Andrade’s plot’s relatively simple, it’s an Odyssey-like tale centred on Macunaíma and his brothers. After Macunaíma accidentally murders his mother, he leaves his home in the forest, together with his remaining family. His travels lead to an ill-fated relationship with Queen Ci, an Amazonian warrior with characteristics drawn from the pages of science fiction. A series of misadventures results in Ci’s death, Macunaíma only has her amulet as a reminder of their love, but even this is soon lost. So begins an epic quest for its recovery that brings Macunaíma to the rapidly-industrialising city of São Paulo. A quest that will confront the small band of travellers with a series of fantastical creatures from demons and evil spirits to giant worms and monstrous snakes and then to the cannibalistic giant whose stash conceals Ci’s amulet – a giant whose name also connects him to São Paulo’s growing Italian immigrant community. As Andrade’s story unfolds, it’s increasingly formed from a collage of material gleaned from a mish-mash of sources from popular culture to Christianity to fairy and folk tales - sometimes close to their original forms, sometimes deliberately skewed or altered. Nothing in Andrade’s novel is entirely reliable even the meticulously detailed flora and fauna are often located in all the wrong places.

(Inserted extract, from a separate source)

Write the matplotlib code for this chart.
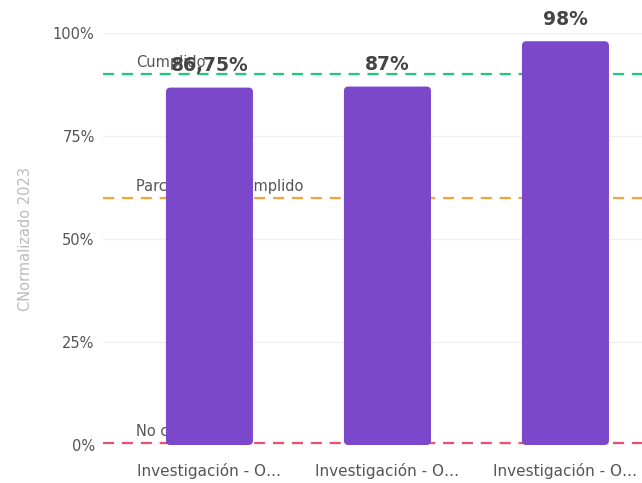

Accounts of Andrade’s work link his approach to his perception of Brazil’s national culture as something inorganic and incoherent, cobbled together from a range of local and international influences particularly from Europe and the legacy of its Portuguese colonisers - some of whom have minor roles in his novel. Macunaíma himself, a hero without a character, can be seen as a reflection of this lack of a unified identity; and Andrade frequently uses his hero’s experiences to parody and satirise aspects of Brazilian society from rich, indulgent communities of women to burgeoning capitalism, and aspirational artistic communities with their sights set on painting in places like Paris. In an inversion of standard narratives of the time and a growing fascination with the so-called “primitive,” Macunaíma - whose origins mark him out as prime fodder for those seeking an “authentic” Brazil - becomes a kind of anthropologist intent on interpreting “Paulista civilisation.” And Macunaíma’s bizarre metamorphosis from Black to white seems to be indirectly critiquing Brazilian ideas about race – perhaps sparked by Andrade’s own mixed-race identity.
Andrade has a fairly unique style, aiming for the rhythmic and sonorous, he combines features of oral storytelling with slang, poetry and song; formal Portuguese is broken up with smatterings of indigenous languages as well as terms taken from Bantu and Yoruba which invoke the many Brazilian descendants of slavery. An approach to language that was seen as ground-breaking when this originally appeared, both novel and controversial. It’s a very difficult piece to assess. It’s audacious but problematic; absurd and boundary-pushing yet sometimes deeply, offensively conservative. I raced through some chapters and crawled through others. But as an insight into Brazilian literature and cultural history I found it consistently compelling. I was also impressed by Katrina Dodson’s fluid translation and reliant on her comprehensive, thoughtful notes and commentary. Introduced by John Keene, this is the first entry in Fitzcarraldo’s new classics list.